By his report herein on December 7, 1939, the auditor recommended the payment of alimony due Harriet Virginia Flanagan, divorced wife of the lunatic, for the months of January to August, 1939, inclusive. The hearing before the auditor was concluded on August 30, 1939. It is noted that the auditor made no recommendation with respect to alimony payments due and becoming payable after the date of such hearing.
The exceptant, the divorced wife, excepts to the report, she being advised that the failure of the auditor to make mention of such alimony payments as would thereafter fall due under the provisions of the decree is construed to be adverse to exceptant's claims on account of such alimony award.
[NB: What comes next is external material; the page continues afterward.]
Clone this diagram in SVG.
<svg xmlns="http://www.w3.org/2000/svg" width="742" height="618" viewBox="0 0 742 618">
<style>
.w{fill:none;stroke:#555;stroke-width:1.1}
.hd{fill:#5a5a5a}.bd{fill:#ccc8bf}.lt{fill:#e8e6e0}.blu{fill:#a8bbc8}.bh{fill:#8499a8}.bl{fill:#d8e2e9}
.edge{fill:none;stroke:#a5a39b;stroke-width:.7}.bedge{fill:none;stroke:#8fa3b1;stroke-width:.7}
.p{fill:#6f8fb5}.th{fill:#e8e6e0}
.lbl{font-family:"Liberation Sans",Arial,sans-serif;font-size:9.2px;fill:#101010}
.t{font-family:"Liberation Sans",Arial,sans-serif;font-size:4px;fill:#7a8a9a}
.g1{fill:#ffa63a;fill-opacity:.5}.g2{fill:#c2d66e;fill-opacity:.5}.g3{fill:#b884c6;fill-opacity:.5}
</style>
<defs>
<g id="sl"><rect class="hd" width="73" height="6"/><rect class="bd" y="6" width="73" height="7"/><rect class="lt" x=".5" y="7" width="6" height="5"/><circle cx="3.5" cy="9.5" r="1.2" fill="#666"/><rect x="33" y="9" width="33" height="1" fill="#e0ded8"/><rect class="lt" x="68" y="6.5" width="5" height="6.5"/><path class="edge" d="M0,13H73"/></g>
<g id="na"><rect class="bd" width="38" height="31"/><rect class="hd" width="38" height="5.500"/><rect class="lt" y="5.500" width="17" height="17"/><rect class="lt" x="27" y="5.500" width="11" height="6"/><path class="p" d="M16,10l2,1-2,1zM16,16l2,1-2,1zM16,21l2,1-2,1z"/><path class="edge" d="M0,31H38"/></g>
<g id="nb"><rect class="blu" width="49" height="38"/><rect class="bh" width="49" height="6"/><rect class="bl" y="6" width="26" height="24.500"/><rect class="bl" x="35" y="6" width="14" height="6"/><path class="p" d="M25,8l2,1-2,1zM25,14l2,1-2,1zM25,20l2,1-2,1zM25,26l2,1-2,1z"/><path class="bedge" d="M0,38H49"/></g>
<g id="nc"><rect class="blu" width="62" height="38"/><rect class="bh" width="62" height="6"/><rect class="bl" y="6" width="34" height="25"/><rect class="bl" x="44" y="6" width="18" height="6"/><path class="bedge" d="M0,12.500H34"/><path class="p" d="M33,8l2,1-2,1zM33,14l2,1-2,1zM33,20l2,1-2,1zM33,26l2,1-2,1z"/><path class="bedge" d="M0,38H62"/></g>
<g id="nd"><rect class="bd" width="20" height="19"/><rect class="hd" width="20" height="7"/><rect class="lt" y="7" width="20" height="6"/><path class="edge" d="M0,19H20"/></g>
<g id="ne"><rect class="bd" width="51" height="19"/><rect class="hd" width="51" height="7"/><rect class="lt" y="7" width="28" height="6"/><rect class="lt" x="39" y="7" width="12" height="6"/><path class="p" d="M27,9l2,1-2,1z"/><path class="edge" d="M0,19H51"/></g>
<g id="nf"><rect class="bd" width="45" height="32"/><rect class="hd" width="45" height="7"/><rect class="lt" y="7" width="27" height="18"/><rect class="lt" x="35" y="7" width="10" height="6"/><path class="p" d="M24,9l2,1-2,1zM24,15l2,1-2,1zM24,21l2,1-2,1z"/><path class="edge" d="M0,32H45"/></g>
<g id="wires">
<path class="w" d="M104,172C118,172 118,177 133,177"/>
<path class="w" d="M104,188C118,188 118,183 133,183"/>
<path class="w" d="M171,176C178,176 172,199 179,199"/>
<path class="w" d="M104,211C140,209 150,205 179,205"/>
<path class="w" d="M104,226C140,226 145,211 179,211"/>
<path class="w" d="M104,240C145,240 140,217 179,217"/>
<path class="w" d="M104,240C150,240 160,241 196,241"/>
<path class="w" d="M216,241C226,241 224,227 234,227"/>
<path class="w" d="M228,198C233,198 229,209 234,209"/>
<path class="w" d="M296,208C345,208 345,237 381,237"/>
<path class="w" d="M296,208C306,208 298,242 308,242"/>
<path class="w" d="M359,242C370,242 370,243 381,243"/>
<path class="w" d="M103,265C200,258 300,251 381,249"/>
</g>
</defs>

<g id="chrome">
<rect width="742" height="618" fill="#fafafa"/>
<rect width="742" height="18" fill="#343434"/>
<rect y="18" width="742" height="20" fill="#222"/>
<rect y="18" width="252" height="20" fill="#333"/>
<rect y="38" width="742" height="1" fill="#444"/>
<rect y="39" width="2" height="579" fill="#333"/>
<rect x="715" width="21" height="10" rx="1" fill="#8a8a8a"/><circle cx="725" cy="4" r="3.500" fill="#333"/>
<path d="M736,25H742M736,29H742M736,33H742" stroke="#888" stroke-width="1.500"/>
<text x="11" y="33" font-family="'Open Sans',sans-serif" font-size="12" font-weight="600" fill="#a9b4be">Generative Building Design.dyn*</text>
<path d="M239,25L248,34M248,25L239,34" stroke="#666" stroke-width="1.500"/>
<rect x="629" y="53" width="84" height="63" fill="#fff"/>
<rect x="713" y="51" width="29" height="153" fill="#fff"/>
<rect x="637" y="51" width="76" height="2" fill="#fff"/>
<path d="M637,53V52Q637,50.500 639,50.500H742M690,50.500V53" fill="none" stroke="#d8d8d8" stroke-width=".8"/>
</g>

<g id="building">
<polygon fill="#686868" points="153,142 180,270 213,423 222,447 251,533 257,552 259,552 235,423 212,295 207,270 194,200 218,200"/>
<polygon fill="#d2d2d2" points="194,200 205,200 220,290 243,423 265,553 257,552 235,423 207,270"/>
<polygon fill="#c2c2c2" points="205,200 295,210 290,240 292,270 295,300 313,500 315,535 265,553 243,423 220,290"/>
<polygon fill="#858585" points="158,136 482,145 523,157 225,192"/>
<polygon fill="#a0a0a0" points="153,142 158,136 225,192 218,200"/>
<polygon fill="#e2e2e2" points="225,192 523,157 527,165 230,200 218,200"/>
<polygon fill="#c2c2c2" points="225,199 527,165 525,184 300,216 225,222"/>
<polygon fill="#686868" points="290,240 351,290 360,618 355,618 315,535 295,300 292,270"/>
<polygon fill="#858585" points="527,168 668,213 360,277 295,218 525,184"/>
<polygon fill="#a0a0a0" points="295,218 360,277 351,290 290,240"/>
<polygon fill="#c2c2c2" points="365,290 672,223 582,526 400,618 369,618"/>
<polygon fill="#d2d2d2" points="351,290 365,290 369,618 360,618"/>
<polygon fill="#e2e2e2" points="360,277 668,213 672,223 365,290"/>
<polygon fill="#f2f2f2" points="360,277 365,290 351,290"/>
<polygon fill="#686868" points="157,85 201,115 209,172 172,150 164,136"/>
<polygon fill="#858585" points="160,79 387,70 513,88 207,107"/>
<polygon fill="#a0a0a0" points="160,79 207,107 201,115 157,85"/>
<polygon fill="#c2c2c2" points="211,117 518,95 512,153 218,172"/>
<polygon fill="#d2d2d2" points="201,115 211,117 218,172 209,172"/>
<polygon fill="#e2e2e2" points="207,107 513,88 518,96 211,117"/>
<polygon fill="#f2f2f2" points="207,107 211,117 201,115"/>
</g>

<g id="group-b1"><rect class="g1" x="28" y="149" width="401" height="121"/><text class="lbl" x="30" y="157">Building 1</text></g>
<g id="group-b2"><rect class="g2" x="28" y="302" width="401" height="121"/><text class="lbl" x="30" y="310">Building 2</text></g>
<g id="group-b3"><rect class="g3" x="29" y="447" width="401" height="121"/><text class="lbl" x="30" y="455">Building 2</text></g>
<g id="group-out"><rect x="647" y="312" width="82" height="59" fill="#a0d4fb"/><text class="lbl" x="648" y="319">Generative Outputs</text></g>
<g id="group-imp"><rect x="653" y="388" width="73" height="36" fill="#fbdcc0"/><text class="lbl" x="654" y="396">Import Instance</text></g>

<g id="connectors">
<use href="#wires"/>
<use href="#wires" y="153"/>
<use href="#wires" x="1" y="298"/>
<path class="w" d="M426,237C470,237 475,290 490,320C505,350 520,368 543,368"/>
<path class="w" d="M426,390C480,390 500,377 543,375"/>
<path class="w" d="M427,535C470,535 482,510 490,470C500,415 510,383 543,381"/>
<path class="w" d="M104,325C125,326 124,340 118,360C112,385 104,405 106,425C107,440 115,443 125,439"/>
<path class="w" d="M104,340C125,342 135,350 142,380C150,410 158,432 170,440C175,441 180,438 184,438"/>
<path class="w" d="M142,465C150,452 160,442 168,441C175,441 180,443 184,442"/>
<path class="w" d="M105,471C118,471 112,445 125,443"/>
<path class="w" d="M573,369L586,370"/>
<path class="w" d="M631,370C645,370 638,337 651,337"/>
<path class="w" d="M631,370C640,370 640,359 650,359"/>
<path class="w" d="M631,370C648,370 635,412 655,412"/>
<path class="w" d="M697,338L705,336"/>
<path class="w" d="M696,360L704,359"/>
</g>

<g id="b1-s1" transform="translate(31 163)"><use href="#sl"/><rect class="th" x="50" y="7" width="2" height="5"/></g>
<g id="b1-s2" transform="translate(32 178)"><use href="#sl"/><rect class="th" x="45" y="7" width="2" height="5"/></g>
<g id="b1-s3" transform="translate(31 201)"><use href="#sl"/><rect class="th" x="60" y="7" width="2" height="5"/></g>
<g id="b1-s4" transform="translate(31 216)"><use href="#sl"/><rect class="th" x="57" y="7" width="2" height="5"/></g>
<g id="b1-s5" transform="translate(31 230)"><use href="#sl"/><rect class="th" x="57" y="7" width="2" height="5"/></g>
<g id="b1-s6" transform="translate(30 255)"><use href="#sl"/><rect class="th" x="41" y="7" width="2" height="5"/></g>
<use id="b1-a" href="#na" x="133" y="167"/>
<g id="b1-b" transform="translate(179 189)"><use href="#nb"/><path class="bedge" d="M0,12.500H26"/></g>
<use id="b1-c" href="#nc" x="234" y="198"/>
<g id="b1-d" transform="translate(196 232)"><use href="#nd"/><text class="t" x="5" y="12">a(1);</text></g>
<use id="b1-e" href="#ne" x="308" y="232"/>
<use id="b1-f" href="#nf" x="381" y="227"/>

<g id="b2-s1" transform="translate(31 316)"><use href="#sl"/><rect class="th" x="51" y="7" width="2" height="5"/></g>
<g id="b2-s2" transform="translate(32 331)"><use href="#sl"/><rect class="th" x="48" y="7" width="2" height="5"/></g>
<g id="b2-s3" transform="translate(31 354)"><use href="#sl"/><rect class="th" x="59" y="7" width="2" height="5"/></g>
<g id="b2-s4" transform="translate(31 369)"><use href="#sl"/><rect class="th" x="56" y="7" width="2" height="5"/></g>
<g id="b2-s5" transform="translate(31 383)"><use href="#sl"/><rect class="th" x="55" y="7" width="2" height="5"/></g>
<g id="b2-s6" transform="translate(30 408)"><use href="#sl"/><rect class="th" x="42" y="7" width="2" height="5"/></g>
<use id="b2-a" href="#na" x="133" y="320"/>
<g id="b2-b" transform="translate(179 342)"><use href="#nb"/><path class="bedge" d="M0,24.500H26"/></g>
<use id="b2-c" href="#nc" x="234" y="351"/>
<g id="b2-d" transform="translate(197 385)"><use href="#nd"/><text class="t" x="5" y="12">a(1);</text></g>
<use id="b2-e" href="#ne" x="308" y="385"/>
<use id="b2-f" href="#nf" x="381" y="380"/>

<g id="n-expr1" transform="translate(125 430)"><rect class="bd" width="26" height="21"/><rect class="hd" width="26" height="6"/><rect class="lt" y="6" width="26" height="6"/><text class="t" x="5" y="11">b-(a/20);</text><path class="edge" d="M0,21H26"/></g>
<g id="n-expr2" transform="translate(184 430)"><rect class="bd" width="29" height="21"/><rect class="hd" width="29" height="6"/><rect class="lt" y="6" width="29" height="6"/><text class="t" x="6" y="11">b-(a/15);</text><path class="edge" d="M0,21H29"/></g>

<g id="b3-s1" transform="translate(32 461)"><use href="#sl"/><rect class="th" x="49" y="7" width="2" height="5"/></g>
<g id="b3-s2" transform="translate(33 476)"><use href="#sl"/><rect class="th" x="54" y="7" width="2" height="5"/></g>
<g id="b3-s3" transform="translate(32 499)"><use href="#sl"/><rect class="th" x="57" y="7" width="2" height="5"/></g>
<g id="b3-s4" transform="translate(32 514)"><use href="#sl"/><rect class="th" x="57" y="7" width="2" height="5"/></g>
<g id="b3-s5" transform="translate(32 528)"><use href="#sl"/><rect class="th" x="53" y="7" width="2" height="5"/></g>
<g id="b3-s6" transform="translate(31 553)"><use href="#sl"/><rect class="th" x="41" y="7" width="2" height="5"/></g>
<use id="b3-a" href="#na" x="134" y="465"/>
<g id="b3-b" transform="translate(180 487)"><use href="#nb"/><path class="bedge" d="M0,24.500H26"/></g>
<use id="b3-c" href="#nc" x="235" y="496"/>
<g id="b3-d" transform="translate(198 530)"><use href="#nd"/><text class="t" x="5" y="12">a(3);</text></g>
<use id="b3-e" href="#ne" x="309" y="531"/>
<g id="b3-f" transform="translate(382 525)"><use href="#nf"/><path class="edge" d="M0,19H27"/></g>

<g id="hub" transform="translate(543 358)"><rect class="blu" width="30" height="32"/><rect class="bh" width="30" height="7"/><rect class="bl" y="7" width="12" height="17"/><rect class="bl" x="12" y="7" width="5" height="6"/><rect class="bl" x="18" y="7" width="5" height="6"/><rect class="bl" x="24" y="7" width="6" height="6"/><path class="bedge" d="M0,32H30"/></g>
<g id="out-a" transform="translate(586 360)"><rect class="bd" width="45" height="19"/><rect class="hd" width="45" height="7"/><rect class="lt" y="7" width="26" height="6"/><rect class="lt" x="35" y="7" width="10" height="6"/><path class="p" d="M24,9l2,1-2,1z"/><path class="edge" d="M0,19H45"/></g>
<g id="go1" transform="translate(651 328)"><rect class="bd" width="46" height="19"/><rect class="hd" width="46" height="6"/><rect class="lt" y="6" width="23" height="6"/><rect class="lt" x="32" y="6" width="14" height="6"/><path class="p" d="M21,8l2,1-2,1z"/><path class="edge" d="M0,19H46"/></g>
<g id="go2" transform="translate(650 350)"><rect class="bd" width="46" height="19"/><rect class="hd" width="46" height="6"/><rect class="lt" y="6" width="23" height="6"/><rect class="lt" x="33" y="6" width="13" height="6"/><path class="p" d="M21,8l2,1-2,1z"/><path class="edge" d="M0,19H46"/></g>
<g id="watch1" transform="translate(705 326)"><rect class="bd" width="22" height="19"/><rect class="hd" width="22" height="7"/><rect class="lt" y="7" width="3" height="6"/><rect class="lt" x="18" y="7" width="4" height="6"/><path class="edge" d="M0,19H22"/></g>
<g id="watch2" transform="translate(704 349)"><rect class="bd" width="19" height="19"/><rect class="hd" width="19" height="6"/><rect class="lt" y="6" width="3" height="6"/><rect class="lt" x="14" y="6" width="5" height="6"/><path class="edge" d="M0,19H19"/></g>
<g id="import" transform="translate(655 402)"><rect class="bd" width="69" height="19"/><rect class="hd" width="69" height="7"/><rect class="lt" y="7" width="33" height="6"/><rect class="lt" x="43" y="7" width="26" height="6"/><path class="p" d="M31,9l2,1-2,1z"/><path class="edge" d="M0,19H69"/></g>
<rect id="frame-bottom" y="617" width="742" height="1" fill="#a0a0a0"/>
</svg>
She now excepts to the report of the auditor to make certain that her right to the alimony payments falling due after the auditor's hearing may not be prejudiced. She therefore asks that the report be not approved if it be so construed as to deny exceptant's right to payment of instalments of alimony becoming due on September first, 1939, and on the first day of each month thereafter.
As presented to the court, it is the position of the committee for the lunatic that the auditor's report should be construed to deny exceptant's right to further payments under the award of the decree. It is shown by the committee for the lunatic that the funds available for the payment of alimony are limited to proceeds of disability compensation paid to and due his ward, and that such funds are exempt from exceptant's claim and demands under the act approved August 12, 1935, c. 510, § 3, 49 Stat. 609 (38 U.S.C.A. § 454a), which is in the following language:
"Sec. [§ ] 454a. Assignability and exempt status of payments of benefits.
"Payments of benefits due or to become due shall not be assignable, and such payments made to, or on account of, a beneficiary under any of the laws relating to veterans shall be exempt from taxation, shall be exempt from the claims of creditors, and shall not be liable to attachment, levy, or seizure by or under and legal or equitable process whatever, either before of after receipt by the beneficiary. Such provisions shall not attach to claims of the United States arising under such laws nor shall the exemption herein contained as to taxation extend to any property purchased in part or wholly out of such payments."
I am of opinion that the ruling of the United States Court of Appeals for the District of Columbia, decided February 5, 1940 in the case of Anna Katharine Schlaefer, Appellant, v. Wallace Clayton Schlaefer and Prudential Insurance Company of America, a Corporation, Appellees, F.2d , controls the decision in the instant case. In that case the question was squarely presented as to whether or not Sec. 16(a) of the Life Insurance Act for the District of Columbia, 48 Stat. 1175, D.C.Code (Supp. IV, 1938) tit. 5, § 220p, exempts the proceeds of a policy of disability insurance from the claims of a divorced wife for permanent alimony granted in the divorce decree. The statute there involved is as follows: "Exemption of disability insurance from execution. -- No money or other benefit paid, provided, allowed, or agreed to be paid by any company or account of the disability from injury or sickness of any insured person shall be liable to execution, attachment, garnishment, or other process, or to be seized, taken, appropriated or applied by any legal or equitable process or operation of law, to pay any debt or liability of such insured person whether such debt or liability was incurred before or after the commencement of such disability, but the provisions of this section shall not affect the assignability of any such disability benefit otherwise assignable, nor shall this section apply to any money income disability benefit in an action to recover for necessaries contracted for after the commencement of the disability covered by the disability clause or contract allowing such money income benefit."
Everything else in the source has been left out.